People want their children protected, but as one parent tells 10TV, it is her worst nightmare to have to worry about whether her child is going to come home safe at night.
The question at the center of the debate at the statehouse is whether guns at school would help.
10TV spoke with Grove City resident, Teri Mullins, who has a permit to carry a concealed handgun. She is also a mother of two and a long-time teacher for Columbus City Schools.
"There's not a single teacher I know that wouldn't put their life on the line for their students," said Mullins.
However, she says that would never include her bringing a gun to school as defense.
"What happens if the teacher is unable to stop somebody coming into the school building, who's liable.
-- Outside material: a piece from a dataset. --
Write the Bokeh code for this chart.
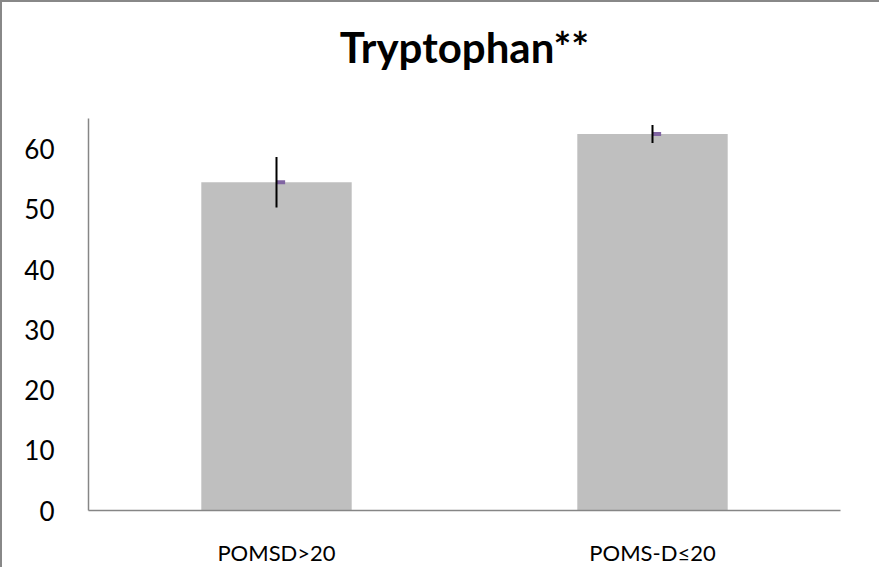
from bokeh.plotting import figure
from bokeh.models import ColumnDataSource, FactorRange, Range1d, Whisker, FixedTicker, Label
from bokeh.embed import file_html
from bokeh.resources import INLINE

title_text = "Tryptophan**"
categories = ["POMSD>20", "POMS-D≤20"]
means = [54.5, 62.5]
errors = [4.2, 1.5]
y_ticks = [0, 10, 20, 30, 40, 50, 60]
axis_max = 65

lower = [m - e for m, e in zip(means, errors)]
upper = [m + e for m, e in zip(means, errors)]
src = ColumnDataSource(data=dict(cat=categories, mean=means, lower=lower, upper=upper,
                                 mark=[(c, 0.011) for c in categories]))

PX_PER_UNIT = 6.0          # 390 px of frame for 65 units
TOP_SPACE_PX = 116         # room above the value axis for the title
y_top = axis_max + TOP_SPACE_PX / PX_PER_UNIT

p = figure(x_range=FactorRange(*categories, range_padding=0), y_range=Range1d(0, y_top),
           width=877, height=565, output_backend="svg", toolbar_location=None,
           min_border_left=86, min_border_right=41, min_border_top=0, min_border_bottom=59)
p.styles = {"border-left": "2px solid #888888", "border-top": "2px solid #888888",
            "border-right": "none", "border-bottom": "none", "box-sizing": "content-box"}

p.vbar(x="cat", top="mean", width=0.4, source=src, fill_color="#BFBFBF", line_color=None)
w = Whisker(base="cat", lower="lower", upper="upper", source=src, line_color="black",
            line_width=2, upper_head=None, lower_head=None, level="overlay")
p.add_layout(w)
p.scatter(x="mark", y="mean", source=src, marker="dash", size=9, line_width=4,
          line_color="#8064A2", fill_color="#8064A2")

title = Label(x=1.0, y=axis_max + 72 / PX_PER_UNIT, text=title_text,
              text_align="center", text_baseline="middle",
              text_font="Lato", text_font_size="42px", text_font_style="bold", text_color="black")
p.add_layout(title)

p.grid.visible = False
p.outline_line_color = None
p.background_fill_color = "white"

p.yaxis.ticker = FixedTicker(ticks=y_ticks)
p.yaxis.bounds = (0, axis_max)
for ax in (p.xaxis[0], p.yaxis[0]):
    ax.axis_line_color = "#868686"
    ax.axis_line_width = 1.5
    ax.major_tick_line_color = None
    ax.minor_tick_line_color = None
    ax.major_label_text_font = "Lato"
    ax.major_label_text_color = "black"
p.yaxis.major_label_text_font_size = "26px"
p.yaxis.major_label_standoff = 28
p.xaxis.major_label_text_font_size = "22px"
p.xaxis.major_label_standoff = 22

open("out.html", "w").write(file_html(p, INLINE))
And what kind of mindset would you have to be in, if you have to hurt a child because they're the one carrying the gun. It's not worth the safety," said Mullins.
Some lawmakers think otherwise. House Bill 8, which passed overwhelmingly out of the House Wednesday, says a school board could pick a school employee to carry a concealed weapon. It would also keep the name of the person carrying the weapon a secret.
"As a parent, I would certainly want to know if my kid's teacher had a gun or not," said Worthington teacher and Vice President of the Ohio Education Association, Scott DiMauro.
DiMauro is against the bill, but the head of the Buckeye Firearms Foundation says hidden guns, in the right hands, are important for school safety.
"There's all sorts of emergency response plans that we, as parents, aren't really privileged to. And that's fine. That's good. What you want to know is that the district has done their due diligence and has adequate safety security plans in place," said Jim Irvine.
Some teachers tell 10TV the state should provide more resources to have more armed police officers in schools, but those for the bill say there's no money to fund it.
The bill now heads to the Ohio Senate.